We walk onto the train, dew of the morning's shower still clinging to our hair; we rose ahead of the early autumn sun so we could hurry up and relax. As always, I am wide-awake and smiling, taking one last breath of the crisp, foggy morning before crossing the threshold with her in my arms. She is still thick with sleep, but makes an excellent traveling companion nonetheless, offering laughter where expected, and wit, its edge dulled only slightly by morning, when necessary.

We've got our choice of seats; she wants to ride backward. She is wrapped tightly in my arms, and although I start to say a few words -- about the train, and the frost, and how foggy it's likely to be on the water -- her replies are increasingly sluggish and, finally, I am discussing the merits of pumpkin pie with an empty car.

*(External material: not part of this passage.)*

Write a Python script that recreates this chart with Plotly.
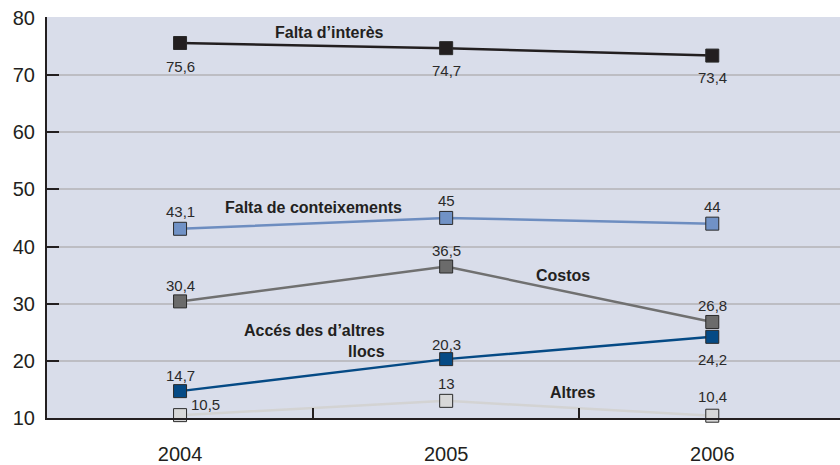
import plotly.graph_objects as go

years = ["2004", "2005", "2006"]
interes = [75.6, 74.7, 73.4]
coneixements = [43.1, 45, 44]
costos = [30.4, 36.5, 26.8]
acces = [14.7, 20.3, 24.2]
altres = [10.5, 13, 10.4]
y_ticks = [10, 20, 30, 40, 50, 60, 70, 80]

FONT = "Liberation Sans, Arial, sans-serif"

# name, values, line colour, marker colour, label offsets (px: dx, dy up)
series = [
    ("Falta d’interès", interes, "#231f20", "#231f20", [(0, -23), (0, -22), (0, -22)]),
    ("Falta de conteixements", coneixements, "#6d8dc0", "#7192c6", [(0, 17), (0, 17), (0, 17)]),
    ("Costos", costos, "#707070", "#6b6b6b", [(0, 16), (0, 16), (0, 16)]),
    ("Accés des d’altres llocs", acces, "#054a85", "#054a85", [(0, 16), (0, 15), (0, -23)]),
    ("Altres", altres, "#d3d3d3", "#d8d8d8", [(25, 11), (0, 17), (0, 19)]),
]

def fmt(v):
    return ("%g" % v).replace(".", ",")

fig = go.Figure()
for name, vals, lc, mc, offs in series:
    fig.add_trace(go.Scatter(
        x=years, y=vals, name=name, mode="lines+markers",
        line=dict(color=lc, width=2.5),
        marker=dict(symbol="square", size=13, color=mc, line=dict(color="#2a2a2a", width=1)),
        cliponaxis=False, showlegend=False,
    ))
    for i, (yv, (dx, dy)) in enumerate(zip(vals, offs)):
        fig.add_annotation(
            x=i, y=yv, xref="x", yref="y", text=fmt(yv), showarrow=False,
            xshift=dx, yshift=dy, xanchor="center", yanchor="middle",
            font=dict(family=FONT, size=15, color="#2a2a2a"),
        )

labels = [
    ("Falta d’interès", 0.56, 77.4, "center"),
    ("Falta de conteixements", 0.50, 46.8, "center"),
    ("Costos", 1.44, 35.0, "center"),
    ("Accés des d’altres<br>llocs", 0.778, 23.4, "right"),
    ("Altres", 1.474, 14.4, "center"),
]
for txt, x, y, al in labels:
    fig.add_annotation(
        x=x, y=y, xref="x", yref="y", text="<b>" + txt + "</b>", showarrow=False,
        xanchor=al, align=al, yanchor="middle",
        font=dict(family=FONT, size=16, color="#231f20"),
    )

fig.update_layout(
    width=840, height=465,
    margin=dict(l=47, r=0, t=17, b=47),
    paper_bgcolor="white", plot_bgcolor="#d9ddea",
    font=dict(family=FONT, color="#231f20"),
    xaxis=dict(
        type="category", range=[-0.5, 2.48], tickson="boundaries",
        ticks="inside", ticklen=10, tickwidth=1.5, tickcolor="#231f20",
        showgrid=False, showline=True, linecolor="#231f20", linewidth=2,
        tickfont=dict(size=20, color="#231f20"), ticklabelstandoff=17, zeroline=False,
    ),
    yaxis=dict(
        range=[10, 80.15], tickvals=y_ticks, ticks="inside", ticklen=12, tickwidth=1.5,
        tickcolor="#231f20", showgrid=True, gridcolor="#bdbdc3", gridwidth=1.5,
        showline=True, linecolor="#231f20", linewidth=2, zeroline=False,
        tickfont=dict(size=20, color="#231f20"), ticklabelstandoff=6,
    ),
)

fig.write_html(
    "out.html",
    config={"displayModeBar": False},
    post_script="document.body.style.margin='0';document.body.style.overflow='hidden';",
)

I am abuzz with the morning and the girl and the foliage and spend the hour with my face buried in her hair and my mind buried in her dreams. I'm moving islands and jobs and families and loyalties trying to make sense of it; the sights and smells and feelings send me back to autumns past, when my happiness was something apparent, something so tangible you could trip over it in the dark. I am wistful, positively pathetic, but not alone; but what about tommorrow, and the next day? Better not to ask, better to live in the moment, where I've got a girl who loves me asleep and dreaming in my arms -- dreaming, maybe, of me! When tomorrow I wake up alone, I can pretend it's only temporary; after all, I am loved!

We're coming up on our stop quickly -- more damp, cold air that carries on it the hint of last night's fires. I turn my meditative nuzzle into a short kiss and wake-up call that carries with it more than a little excitement. As she emerges slowly from her dream, stretching in the endearing way only cute girls know about, she inhales sharply through her mouth and giggles. I look down and notice a profound wet spot on the my jacket where she had been happily asleep while I fretted and sighed. She knows I don't mind; she looks up at me and says, with a sheepish smile, "Sorry."

And I am happy, as happy as autumn requires I be. So is she; so happy she drooled all over me. So happy she's not embarassed. So happy that all the tomorrows there are just don't matter; nothing matters except the frost on the pumpkins and the leaves on the ground and the warm fuzzies in our hearts.




i swear i did *not* misspell endearing the first time around. nor did i leave out any nouns.